There was probably no greater moment for me than that. I spent a fortune, I nearly ruined my life upon arrival back in America, but those brief moments frozen in time in a place where romantic dreams turn into fully blown realities — we were caught in that elusive atmosphere of happiness.
We saw the Mona Lisa – the poor thing. She hardly looks under siege, though. She smiled wrly back at the throngs as if to say – “you can’t touch me; I’m locked away behind glass.” It’s funny – she is like Paris herself. One has to see her – everyone wants to be near her but she’ll always be kind of remote, mocking you with her bemused expression. It’s a strange experience seeing something so famous. The Venus De Milo, like Michelangelo’s David, is breathtaking.
And that was that for the Louvre. We headed out in the rain and found our way back to the shuttle boat where we would attempt to head to the Latin Quarter for dinner — as it turned out, not the smartest idea. I stupidly thought the Latin Quarter was where the students hung out and therefore everything would be cheap. But in August, in Paris, there are no students. Parisians hightail it La Plage and out come the tourist prices. So good luck finding anything cheap in Disneyland – I mean fake Paris, I mean the Latin Quarter. Yes, it is still beautiful, of course, like everything in the city of lights.
We walked and walked and walked and walked and walked and walked and walked through the Latin Quarter trying to find a cheap restaurant. Our funds were dwindling and they were already borrowed as it was. I knew we had just the one more day there and we needed enough money to get back to the airport and at last home. Being broke on your own is one thing.

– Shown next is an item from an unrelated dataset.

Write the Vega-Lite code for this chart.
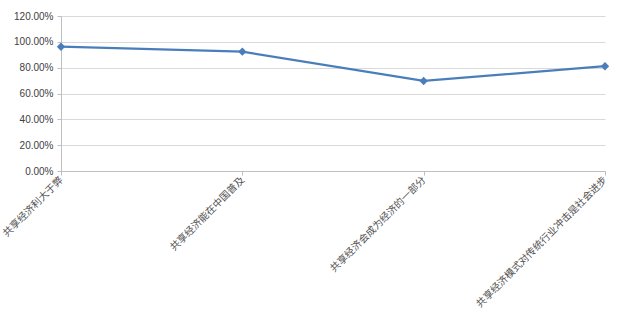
{
  "$schema": "https://vega.github.io/schema/vega-lite/v6.json",
  "autosize": {"type": "none"},
  "width": 544,
  "height": 155,
  "padding": {"left": 61, "top": 16, "right": 25, "bottom": 141},
  "background": "white",
  "data": {"values": [
    {"item": "共享经济利大于弊", "pct": 0.962},
    {"item": "共享经济能在中国普及", "pct": 0.924},
    {"item": "共享经济会成为经济的一部分", "pct": 0.697},
    {"item": "共享经济模式对传统行业冲击是社会进步", "pct": 0.811}
  ]},
  "config": {
    "view": {"stroke": null},
    "axis": {"labelColor": "#404040", "domainColor": "#bfbfbf", "tickColor": "#bfbfbf", "gridColor": "#d9d9d9"}
  },
  "mark": {"type": "line", "color": "#4a7ebb", "strokeWidth": 2.25, "point": {"shape": "diamond", "size": 70, "filled": true, "color": "#4a7ebb"}},
  "encoding": {
    "x": {"field": "item", "type": "nominal", "sort": null, "scale": {"type": "point", "padding": 0},
      "axis": {"title": null, "labelAngle": -45, "labelAlign": "right", "labelBaseline": "middle", "labelFont": "Noto Sans CJK SC", "labelFontSize": 10, "labelColor": "#505050", "tickSize": 4, "labelPadding": 3, "labelLimit": 400, "grid": false}},
    "y": {"field": "pct", "type": "quantitative", "scale": {"domain": [0, 1.2]},
      "axis": {"title": null, "format": ".2%", "values": [0, 0.2, 0.4, 0.6, 0.8, 1.0, 1.2], "labelFont": "Liberation Sans", "labelFontSize": 10, "tickSize": 4, "labelPadding": 4, "grid": true}}
  }
}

Being broke with a kid in tow is a whole other thing.
She did, however, take a few snaps of the area – they have kid’s eye view:
With the kid in full whine mode about being tired and hungry, we had no choice but to pick this one restaurant. Of course, the kid’s menu was like $12 Euro, which is around $16 or something like that. So Emma tried her luck at a hamburger (it was served Atkins-style, with no bread) and I had some kind of chicken and frites that was just about the most tasty thing I’d ever had in my life.

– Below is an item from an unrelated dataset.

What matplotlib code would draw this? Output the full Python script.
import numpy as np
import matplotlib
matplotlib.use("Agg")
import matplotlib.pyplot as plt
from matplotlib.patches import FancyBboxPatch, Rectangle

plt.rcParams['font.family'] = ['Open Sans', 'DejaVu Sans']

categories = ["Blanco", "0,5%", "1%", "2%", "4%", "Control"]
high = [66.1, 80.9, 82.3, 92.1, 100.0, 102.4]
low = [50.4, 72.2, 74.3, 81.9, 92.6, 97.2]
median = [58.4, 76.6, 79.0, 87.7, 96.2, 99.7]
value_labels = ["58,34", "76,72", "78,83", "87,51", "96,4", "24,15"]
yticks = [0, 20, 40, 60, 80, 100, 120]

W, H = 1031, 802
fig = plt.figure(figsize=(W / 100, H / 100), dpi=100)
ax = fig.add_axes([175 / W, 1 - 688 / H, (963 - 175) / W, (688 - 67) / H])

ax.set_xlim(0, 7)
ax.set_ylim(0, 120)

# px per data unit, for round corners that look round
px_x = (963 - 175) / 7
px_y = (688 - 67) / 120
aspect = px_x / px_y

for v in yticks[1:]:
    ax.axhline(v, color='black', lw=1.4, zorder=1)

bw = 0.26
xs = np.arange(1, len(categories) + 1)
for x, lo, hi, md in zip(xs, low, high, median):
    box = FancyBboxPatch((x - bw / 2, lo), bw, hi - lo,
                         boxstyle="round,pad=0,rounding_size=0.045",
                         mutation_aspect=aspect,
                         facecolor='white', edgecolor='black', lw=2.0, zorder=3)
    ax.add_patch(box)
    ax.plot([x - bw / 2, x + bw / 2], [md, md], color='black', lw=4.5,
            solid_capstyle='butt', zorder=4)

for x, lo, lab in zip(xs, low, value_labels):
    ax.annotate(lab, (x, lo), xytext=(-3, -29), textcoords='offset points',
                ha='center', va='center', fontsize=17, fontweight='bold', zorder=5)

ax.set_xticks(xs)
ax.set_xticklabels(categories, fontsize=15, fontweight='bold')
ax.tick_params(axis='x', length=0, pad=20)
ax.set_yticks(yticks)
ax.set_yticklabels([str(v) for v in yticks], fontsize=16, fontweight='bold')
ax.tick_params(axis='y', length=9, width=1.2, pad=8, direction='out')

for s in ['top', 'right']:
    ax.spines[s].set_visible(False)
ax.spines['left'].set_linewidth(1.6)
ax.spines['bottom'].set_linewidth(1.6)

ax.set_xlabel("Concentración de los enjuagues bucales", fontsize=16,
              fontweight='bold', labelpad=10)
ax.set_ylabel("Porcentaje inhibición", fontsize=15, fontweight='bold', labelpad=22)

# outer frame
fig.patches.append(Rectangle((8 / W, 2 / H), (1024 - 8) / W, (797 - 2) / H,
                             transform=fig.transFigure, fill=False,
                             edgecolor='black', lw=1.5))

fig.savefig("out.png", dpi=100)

The real thrill of it, though, was meeting a fellow American who was there hanging out after taking his adoptive son’s brother back to Romania. It was a harrowing story but he and his wife were doing this great and charitable thing. I briefly thought about being ten years younger and child-less and would I sleep with this dude if given the opportunity. I didn’t know the answer but I kind of liked thinking about it. He was attractive, southern, and his eyes undressed every woman that walked by – I figured he was on-the-make. I am pretty much past my sell-by date so it wasn’t even a consideration – but we enjoyed chatting across the small restaurant while fielding angry looks from the Parisians nearby – it was a sign of the times, though, that the restaurant was nearly empty.

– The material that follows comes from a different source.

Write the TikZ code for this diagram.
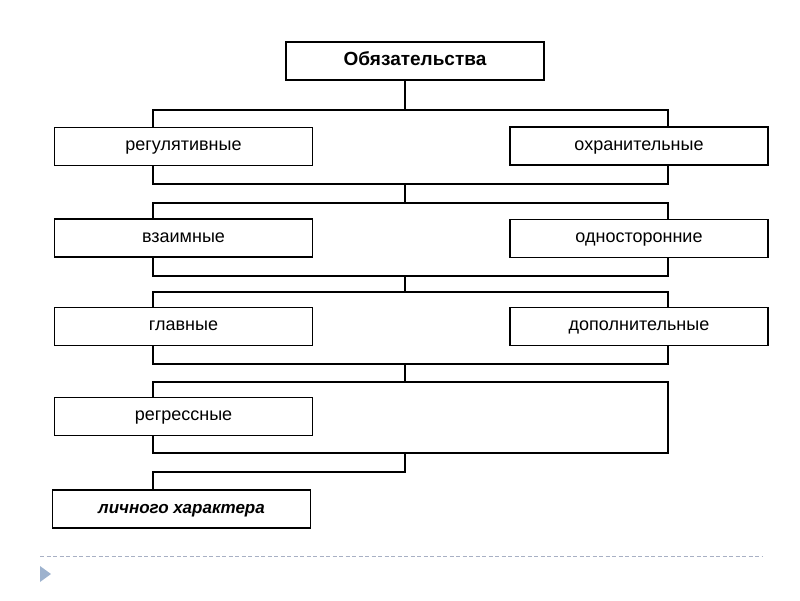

Both of us Americans agreed that everything was too expensive and that we both needed to get back to America where things are a tad more manageable.
Dinner was delicious, memorable, expensive. We found our way back to our shuttle bus in the dark and we took our last boat ride down the Seine to the boat’s last stop, the Eiffel Tower. We got out of the boat and walked underneath the lit up Eiffel Tower, which twinkles around 10pm. It is so lovely to walk under – and there are so many people there, even late at night. We wandered down the neighborhood and took our last walk through the park to our hotel. At that hour Paris comes to life – Europeans are funny how they like to eat so late and stay up at night. I guess they must sleep late too.
We made it home and crashed. We had one more day, one more night and then … home.